2. Stop and Restart a GPU Node

Users can stop and restart a GPU node. The system remembers the metadata of the GPU node (e.g. the container URL, port, machine type, etc) for the user to restart the GPU node later.

The GPU node can be stopped either from the node list page or the details page, as shown in the screenshots below:

Note that data stored in ephemeral storage will be lost when a GPU node is stopped. To ensure data preservation, we recommend attaching a persistent volume to your GPU node during its creation. Persistent volumes safely retain data even when the node is stopped. Please learn more about how to create a persistent volume here. You can attach a persistent volume to the GPU node when you create or reconfigure it.

You can restart a stopped node either from the GPU node list page or the details page as shown below:

3. Reconfigure a GPU Node

You can reconfigure a GPU once it is stopped.
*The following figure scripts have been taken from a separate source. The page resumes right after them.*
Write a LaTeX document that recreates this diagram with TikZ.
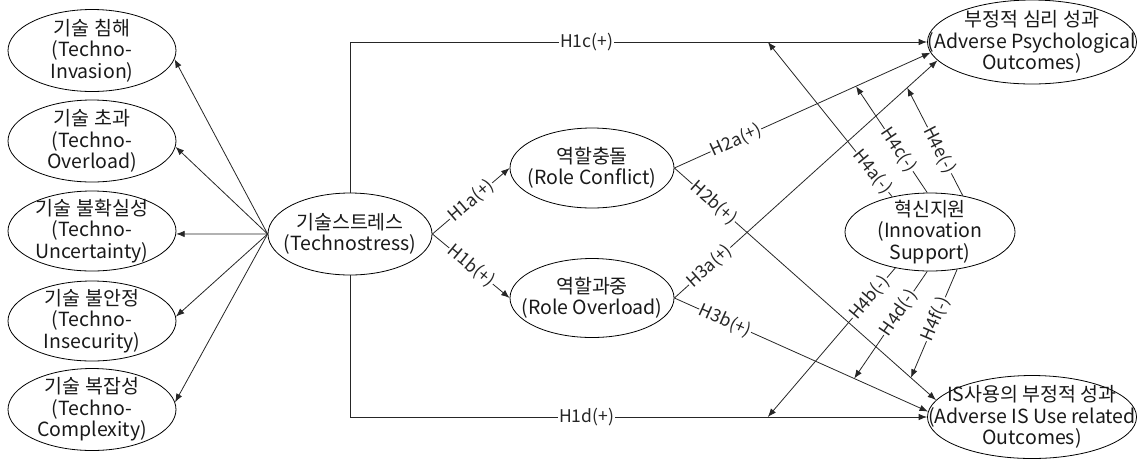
\documentclass[tikz,border=0pt]{standalone}
\usepackage{fontspec}
\setmainfont{Noto Sans CJK KR}
\usetikzlibrary{shapes.geometric,arrows.meta}
\begin{document}
\begin{tikzpicture}[x=1pt,y=-1pt,
  ell/.style={draw=black, ellipse, inner sep=0pt, line width=0.8pt},
  txt/.style={align=center, font=\fontsize{19.5}{21.5}\selectfont, inner sep=0pt, text=black!90},
  arr/.style={draw=black!85, line width=0.8pt, -{Latex[length=8.5pt,width=6.5pt]}},
  lbl/.style={fill=white, inner sep=0.8pt, font=\fontsize{17.5}{19}\selectfont, text=black!85}]
\useasboundingbox (0,0) rectangle (1140,459);
% left factor ellipses
\node[ell, minimum width=168pt, minimum height=82pt, label={[txt]center:{기술 침해\\(Techno-\\Invasion)}}] (t1) at (92,50.5) {};
\node[ell, minimum width=168pt, minimum height=82pt, label={[txt]center:{기술 초과\\(Techno-\\Overload)}}] (t2) at (92,141) {};
\node[ell, minimum width=168pt, minimum height=80pt, label={[txt]center:{기술 불확실성\\(Techno-\\Uncertainty)}}] (t3) at (92,231) {};
\node[ell, minimum width=168pt, minimum height=80pt, label={[txt]center:{기술 불안정\\(Techno-\\Insecurity)}}] (t4) at (92,321) {};
\node[ell, minimum width=168pt, minimum height=82pt, label={[txt]center:{기술 복잡성\\(Techno-\\Complexity)}}] (t5) at (92,409.5) {};
% central
\node[ell, minimum width=164pt, minimum height=82pt, label={[txt]center:{기술스트레스\\(Technostress)}}] (ts) at (350,234) {};
\node[ell, minimum width=164pt, minimum height=80pt, label={[txt]center:{역할충돌\\(Role Conflict)}}] (rc) at (592,168) {};
\node[ell, minimum width=164pt, minimum height=79pt, label={[txt]center:{역할과중\\(Role Overload)}}] (ro) at (592,298) {};
\node[ell, minimum width=209pt, minimum height=84pt, label={[txt]center:{부정적 심리 성과\\(Adverse Psychological\\Outcomes)}}] (po) at (1032,42) {};
\node[ell, minimum width=209pt, minimum height=83pt, label={[txt]center:{IS사용의 부정적 성과\\(Adverse IS Use related\\Outcomes)}}] (pi) at (1032,417) {};
\node[ell, minimum width=170pt, minimum height=78pt, label={[txt]center:{혁신지원\\(Innovation\\Support)}}] (is) at (930,232) {};
% technostress to factors
\draw[arr] (ts.west) -- (t1.-6);
\draw[arr] (ts.west) -- (t2.-4);
\draw[arr] (ts.west) -- (t3.-2);
\draw[arr] (ts.west) -- (t4.3);
\draw[arr] (ts.west) -- (t5.5);
% H1
\draw[arr] (ts.east) -- node[lbl,sloped]{H1a(+)} (rc.west);
\draw[arr] (ts.east) -- node[lbl,sloped]{H1b(+)} (ro.west);
\draw[arr] (ts.north) |- node[lbl,pos=0.705]{H1c(+)} coordinate[pos=0.862] (h4a) (po.west);
\draw[arr] (ts.south) |- node[lbl,pos=0.705]{H1d(+)} coordinate[pos=0.862] (h4b) (pi.west);
% H2, H3
\draw[arr] (rc.east) -- node[lbl,sloped,pos=0.24]{H2a(+)} coordinate[pos=0.709] (h4c) (po.186);
\draw[arr] (rc.east) -- node[lbl,sloped,pos=0.15]{H2b(+)} coordinate[pos=0.904] (h4f) (pi.170);
\draw[arr] (ro.east) -- node[lbl,sloped,pos=0.134]{H3a(+)} coordinate[pos=0.885] (h4e) (po.191);
\draw[arr] (ro.east) -- node[lbl,sloped,pos=0.2]{H3b(+)} coordinate[pos=0.709] (h4d) (pi.177);
% H4 moderation
\draw[arr] (is.137) -- node[lbl,sloped,pos=0.16]{H4a(-)} (h4a);
\draw[arr] (is.94) -- node[lbl,sloped,pos=0.4]{H4c(-)} (h4c);
\draw[arr] (is.48) -- node[lbl,sloped,pos=0.42]{H4e(-)} (h4e);
\draw[arr] (is.226) -- node[lbl,sloped,pos=0.2]{H4b(-)} (h4b);
\draw[arr] (is.266) -- node[lbl,sloped,pos=0.39]{H4d(-)} (h4d);
\draw[arr] (is.306) -- node[lbl,sloped,pos=0.46]{H4f(-)} (h4f);
\end{tikzpicture}
\end{document}
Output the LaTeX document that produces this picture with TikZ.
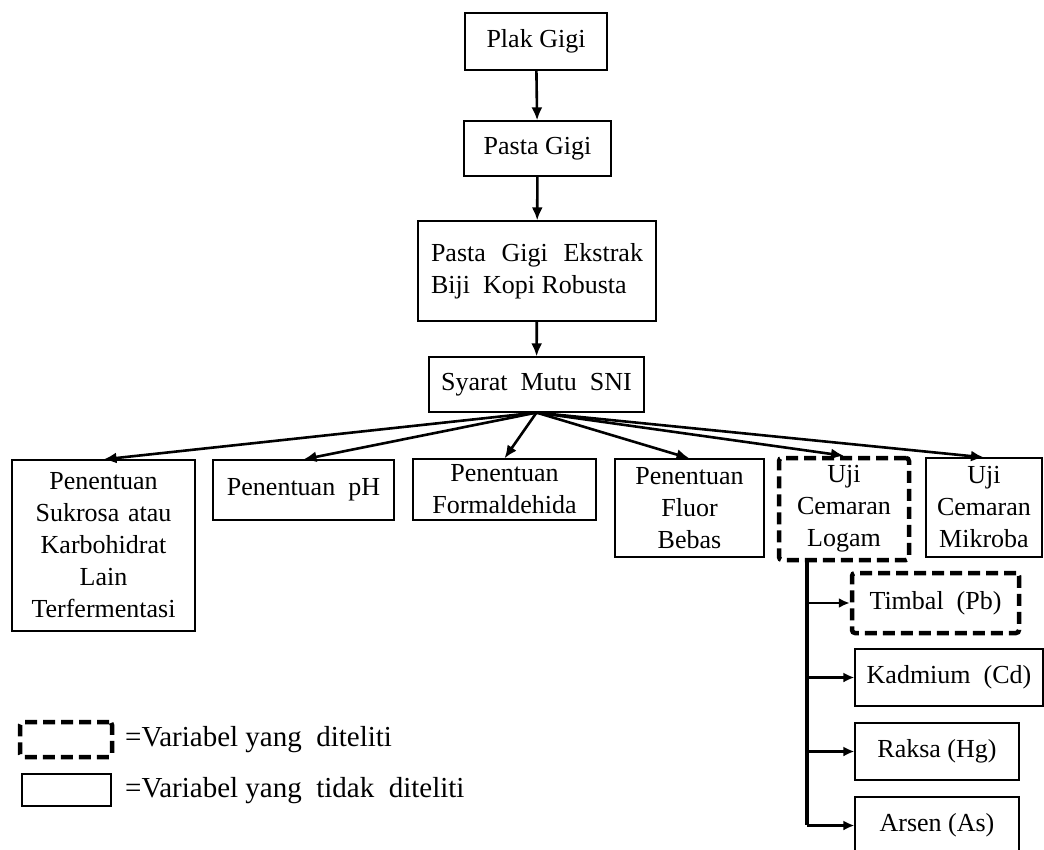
\documentclass[tikz,border=0pt]{standalone}
\usepackage{fontspec}
\setmainfont{Liberation Serif}
\usetikzlibrary{arrows.meta}
\tikzset{
 box/.style={draw, line width=1.2pt, inner sep=0pt, align=center, font=\fontsize{26}{32}\selectfont},
 dbox/.style={box, line width=4.5pt, dash pattern=on 12pt off 6pt, rounded corners=3pt},
 arr/.style={line width=2.6pt, -{Latex[length=13pt,width=11pt]}},
 sarr/.style={line width=2.2pt, -{Latex[length=11pt,width=10pt]}},
 legtext/.style={anchor=west, inner sep=0pt, font=\fontsize{29}{34}\selectfont},
}
\begin{document}
\begin{tikzpicture}[x=1pt,y=-1pt]
\clip (0,0) rectangle (1044,849);
\fill[white] (0,0) rectangle (1044,849);
% top chain
\node[box, minimum width=142, minimum height=57] (plak) at (536,41.5) {Plak Gigi};
\node[box, minimum width=147, minimum height=55] (pasta) at (537.5,148.5) {Pasta Gigi};
\node[box, minimum width=238, minimum height=100, align=left] (ekstrak) at (537,271) {\makebox[212pt][s]{Pasta Gigi Ekstrak}\\Biji\ \ Kopi Robusta};
\node[box, minimum width=215, minimum height=55] (syarat) at (536.5,384.5) {Syarat\ \ Mutu\ \ SNI};
% row
\node[box, minimum width=183, minimum height=171, text width=180] (sukrosa) at (103.5,545.5) {Penentuan\\Sukrosa atau\\Karbohidrat\\Lain\\Terfermentasi};
\node[box, minimum width=181, minimum height=60] (ph) at (303.5,490) {Penentuan\ \ pH};
\node[box, minimum width=183, minimum height=61, text width=180] (formal) at (504.5,489.5) {Penentuan\\Formaldehida};
\node[box, minimum width=149, minimum height=98, text width=146] (fluor) at (689.5,508) {Penentuan\\Fluor\\Bebas};
\node[dbox, minimum width=130, minimum height=102, text width=126] (logam) at (844,509) {Uji\\Cemaran\\Logam};
\node[box, minimum width=116, minimum height=99, text width=114] (mikroba) at (984,507.5) {Uji\\Cemaran\\Mikroba};
% metals
\node[dbox, minimum width=167, minimum height=60] (timbal) at (935.5,603) {Timbal\ \ (Pb)};
\node[box, minimum width=188, minimum height=57] (kadmium) at (949,677.5) {Kadmium\ \ (Cd)};
\node[box, minimum width=164, minimum height=57] (raksa) at (937,751.5) {Raksa (Hg)};
\node[box, minimum width=164, minimum height=57] (arsen) at (937,825.5) {Arsen (As)};
% legend
\node[dbox, minimum width=92, minimum height=35] (legd) at (66,739.5) {};
\node[legtext] (legdt) at (125,740) {=Variabel yang\ \ diteliti};
\node[box, minimum width=89, minimum height=32] (legp) at (66.5,790) {};
\node[legtext] (legpt) at (125,791) {=Variabel yang\ \ tidak\ \ diteliti};
% arrows
\draw[arr] (plak) -- (pasta);
\draw[arr] (pasta) -- (ekstrak);
\draw[arr] (ekstrak) -- (syarat);
\foreach \t in {sukrosa,ph,formal,fluor,logam,mikroba}
  \draw[arr] (syarat.south) -- (\t.north);
\coordinate (trunk) at (807,560);
\draw[line width=4pt] (trunk) -- ([yshift=1pt]trunk |- arsen.west);
\foreach \t in {timbal,kadmium,raksa,arsen}
  \draw[sarr] (trunk |- \t.west) -- (\t.west);
\end{tikzpicture}
\end{document}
You can navigate to the reconfiguration UI either from the GPU node list page or the details page.

Once you click on the "Reconfigure" button, you should see the UI below, which allows you to

  • Change the name of the GPU node.
  • Change the machine type by choosing another available type of machine in the same region from the dropdown menu.
  • Change the mounting point of an existing persistent volume.
  • Attach more persistent volumes to the GPU node.

After making the configuration changes, simply click the "Confirm" button to save the changes, and you should be ready to start the node again!